What this task involves:
Only the lines from the beginning of the entries through the one with "const groups = ['Caspofungin', 'Fluconazole'];" should be written out, please, exactly and without any pictures.

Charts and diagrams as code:
▬▬▬▬▬▬
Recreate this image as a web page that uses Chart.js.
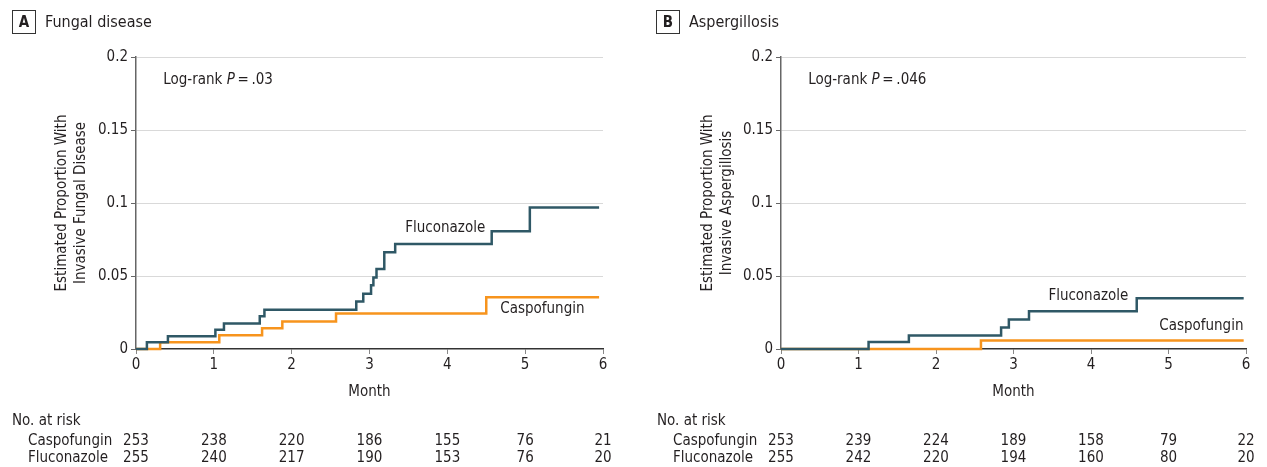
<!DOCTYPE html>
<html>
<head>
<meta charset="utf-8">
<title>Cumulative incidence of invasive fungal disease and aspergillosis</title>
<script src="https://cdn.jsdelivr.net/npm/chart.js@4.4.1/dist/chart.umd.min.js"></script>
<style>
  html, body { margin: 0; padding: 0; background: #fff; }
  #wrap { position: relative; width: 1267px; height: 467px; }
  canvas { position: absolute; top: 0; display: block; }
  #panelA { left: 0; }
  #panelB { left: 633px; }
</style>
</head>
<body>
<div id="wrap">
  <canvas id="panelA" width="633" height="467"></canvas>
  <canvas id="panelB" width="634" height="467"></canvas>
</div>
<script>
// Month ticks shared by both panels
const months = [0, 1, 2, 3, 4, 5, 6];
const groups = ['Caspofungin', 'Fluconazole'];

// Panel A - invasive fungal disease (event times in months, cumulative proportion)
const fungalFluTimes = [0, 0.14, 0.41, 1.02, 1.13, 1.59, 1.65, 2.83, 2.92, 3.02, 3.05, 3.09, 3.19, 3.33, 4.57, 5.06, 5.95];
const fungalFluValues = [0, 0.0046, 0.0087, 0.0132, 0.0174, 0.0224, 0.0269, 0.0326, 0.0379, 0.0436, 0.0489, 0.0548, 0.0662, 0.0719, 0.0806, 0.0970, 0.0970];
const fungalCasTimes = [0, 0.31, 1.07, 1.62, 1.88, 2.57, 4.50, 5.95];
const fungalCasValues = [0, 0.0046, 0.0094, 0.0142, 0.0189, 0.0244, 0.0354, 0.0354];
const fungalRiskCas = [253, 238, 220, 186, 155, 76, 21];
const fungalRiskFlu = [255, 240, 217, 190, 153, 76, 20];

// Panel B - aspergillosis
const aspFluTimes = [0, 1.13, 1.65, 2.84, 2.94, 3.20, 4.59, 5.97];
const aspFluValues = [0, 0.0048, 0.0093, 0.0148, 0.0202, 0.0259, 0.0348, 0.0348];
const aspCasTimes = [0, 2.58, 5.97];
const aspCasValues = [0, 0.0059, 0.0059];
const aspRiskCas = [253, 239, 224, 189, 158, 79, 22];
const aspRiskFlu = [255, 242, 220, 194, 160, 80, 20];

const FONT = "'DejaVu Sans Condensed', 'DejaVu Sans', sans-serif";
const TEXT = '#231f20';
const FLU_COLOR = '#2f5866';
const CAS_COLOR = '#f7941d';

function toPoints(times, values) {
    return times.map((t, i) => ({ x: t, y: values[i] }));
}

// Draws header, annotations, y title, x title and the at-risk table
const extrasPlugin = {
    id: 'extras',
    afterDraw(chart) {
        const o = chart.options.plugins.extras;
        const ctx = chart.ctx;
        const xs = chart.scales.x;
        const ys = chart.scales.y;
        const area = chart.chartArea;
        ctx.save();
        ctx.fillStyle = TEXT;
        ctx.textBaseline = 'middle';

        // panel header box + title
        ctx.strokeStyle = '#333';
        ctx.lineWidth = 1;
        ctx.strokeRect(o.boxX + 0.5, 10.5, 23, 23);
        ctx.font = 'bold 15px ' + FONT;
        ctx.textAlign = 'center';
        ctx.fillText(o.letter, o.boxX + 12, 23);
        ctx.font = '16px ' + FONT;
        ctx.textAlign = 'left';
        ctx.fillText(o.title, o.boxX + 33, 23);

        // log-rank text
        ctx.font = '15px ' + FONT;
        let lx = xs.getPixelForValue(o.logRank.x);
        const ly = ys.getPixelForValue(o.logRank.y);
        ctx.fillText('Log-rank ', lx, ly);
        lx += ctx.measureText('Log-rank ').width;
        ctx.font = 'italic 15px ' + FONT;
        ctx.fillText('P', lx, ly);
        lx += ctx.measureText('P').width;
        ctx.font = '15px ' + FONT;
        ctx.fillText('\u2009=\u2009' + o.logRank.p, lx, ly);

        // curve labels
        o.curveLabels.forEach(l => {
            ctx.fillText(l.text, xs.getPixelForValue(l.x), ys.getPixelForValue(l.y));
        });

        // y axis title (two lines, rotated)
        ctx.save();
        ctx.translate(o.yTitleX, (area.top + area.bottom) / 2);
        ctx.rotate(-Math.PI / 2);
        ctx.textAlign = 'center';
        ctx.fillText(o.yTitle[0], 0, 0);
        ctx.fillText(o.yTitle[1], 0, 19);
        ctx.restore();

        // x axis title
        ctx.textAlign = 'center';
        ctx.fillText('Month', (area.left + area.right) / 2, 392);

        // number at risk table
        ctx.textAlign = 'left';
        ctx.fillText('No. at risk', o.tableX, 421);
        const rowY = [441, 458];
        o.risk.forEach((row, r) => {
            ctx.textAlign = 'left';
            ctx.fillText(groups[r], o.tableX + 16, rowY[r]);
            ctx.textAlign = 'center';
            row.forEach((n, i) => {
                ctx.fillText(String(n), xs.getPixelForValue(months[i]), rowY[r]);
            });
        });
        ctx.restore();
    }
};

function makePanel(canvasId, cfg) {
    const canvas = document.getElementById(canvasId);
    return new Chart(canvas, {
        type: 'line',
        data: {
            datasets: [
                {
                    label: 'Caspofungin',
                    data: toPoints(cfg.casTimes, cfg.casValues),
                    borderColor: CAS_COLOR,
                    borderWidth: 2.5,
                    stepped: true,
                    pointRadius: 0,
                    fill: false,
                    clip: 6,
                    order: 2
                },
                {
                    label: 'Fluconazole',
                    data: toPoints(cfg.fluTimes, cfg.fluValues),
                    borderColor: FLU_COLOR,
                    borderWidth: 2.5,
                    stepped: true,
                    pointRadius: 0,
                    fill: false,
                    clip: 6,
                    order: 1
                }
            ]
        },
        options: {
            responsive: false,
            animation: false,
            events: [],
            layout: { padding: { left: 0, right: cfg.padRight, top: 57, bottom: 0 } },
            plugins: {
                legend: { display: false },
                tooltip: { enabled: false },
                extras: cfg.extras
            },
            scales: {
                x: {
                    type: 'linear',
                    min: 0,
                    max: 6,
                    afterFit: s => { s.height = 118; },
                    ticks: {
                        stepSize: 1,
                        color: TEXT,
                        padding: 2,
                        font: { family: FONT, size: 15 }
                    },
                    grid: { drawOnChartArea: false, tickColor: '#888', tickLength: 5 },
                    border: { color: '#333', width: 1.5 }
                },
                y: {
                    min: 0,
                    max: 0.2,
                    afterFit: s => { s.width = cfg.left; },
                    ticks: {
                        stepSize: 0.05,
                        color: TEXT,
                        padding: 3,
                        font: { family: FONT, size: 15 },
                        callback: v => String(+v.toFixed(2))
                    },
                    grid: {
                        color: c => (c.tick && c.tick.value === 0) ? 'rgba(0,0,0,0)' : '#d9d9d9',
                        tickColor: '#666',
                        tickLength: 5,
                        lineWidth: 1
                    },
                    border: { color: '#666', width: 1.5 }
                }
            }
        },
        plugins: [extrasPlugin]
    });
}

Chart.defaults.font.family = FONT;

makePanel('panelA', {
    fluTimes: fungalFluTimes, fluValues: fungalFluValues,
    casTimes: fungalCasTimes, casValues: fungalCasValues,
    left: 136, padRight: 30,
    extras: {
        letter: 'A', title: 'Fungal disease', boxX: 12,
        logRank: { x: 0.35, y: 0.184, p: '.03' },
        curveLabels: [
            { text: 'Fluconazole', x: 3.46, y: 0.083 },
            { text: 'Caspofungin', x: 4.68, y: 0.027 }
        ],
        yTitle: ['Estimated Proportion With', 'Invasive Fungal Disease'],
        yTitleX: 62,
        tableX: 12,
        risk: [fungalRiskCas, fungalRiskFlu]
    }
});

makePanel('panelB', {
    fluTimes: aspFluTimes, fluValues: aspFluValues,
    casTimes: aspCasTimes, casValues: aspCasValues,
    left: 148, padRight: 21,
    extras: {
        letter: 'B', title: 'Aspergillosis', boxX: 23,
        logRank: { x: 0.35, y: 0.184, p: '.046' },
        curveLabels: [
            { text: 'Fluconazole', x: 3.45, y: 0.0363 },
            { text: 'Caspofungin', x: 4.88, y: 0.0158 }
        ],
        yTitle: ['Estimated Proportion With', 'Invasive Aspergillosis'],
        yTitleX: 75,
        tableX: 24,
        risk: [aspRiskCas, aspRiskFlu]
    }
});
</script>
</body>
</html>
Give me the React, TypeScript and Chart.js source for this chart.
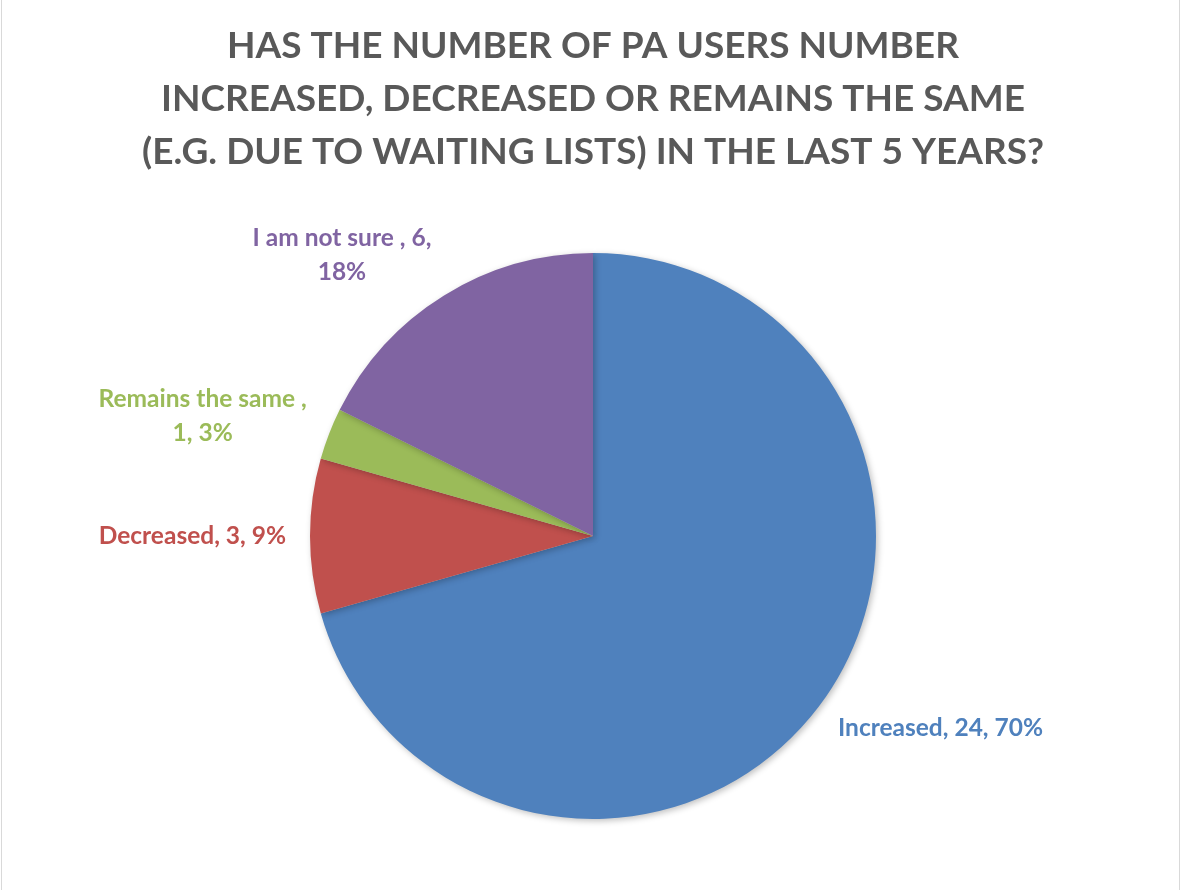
▬▬▬▬▬▬
Result of this task:
Recreate this image as a web page that uses Chart.js.
<!DOCTYPE html>
<html>
<head>
<meta charset="utf-8">
<title>Cumulative incidence of invasive fungal disease and aspergillosis</title>
<script src="https://cdn.jsdelivr.net/npm/chart.js@4.4.1/dist/chart.umd.min.js"></script>
<style>
  html, body { margin: 0; padding: 0; background: #fff; }
  #wrap { position: relative; width: 1267px; height: 467px; }
  canvas { position: absolute; top: 0; display: block; }
  #panelA { left: 0; }
  #panelB { left: 633px; }
</style>
</head>
<body>
<div id="wrap">
  <canvas id="panelA" width="633" height="467"></canvas>
  <canvas id="panelB" width="634" height="467"></canvas>
</div>
<script>
// Month ticks shared by both panels
const months = [0, 1, 2, 3, 4, 5, 6];
const groups = ['Caspofungin', 'Fluconazole'];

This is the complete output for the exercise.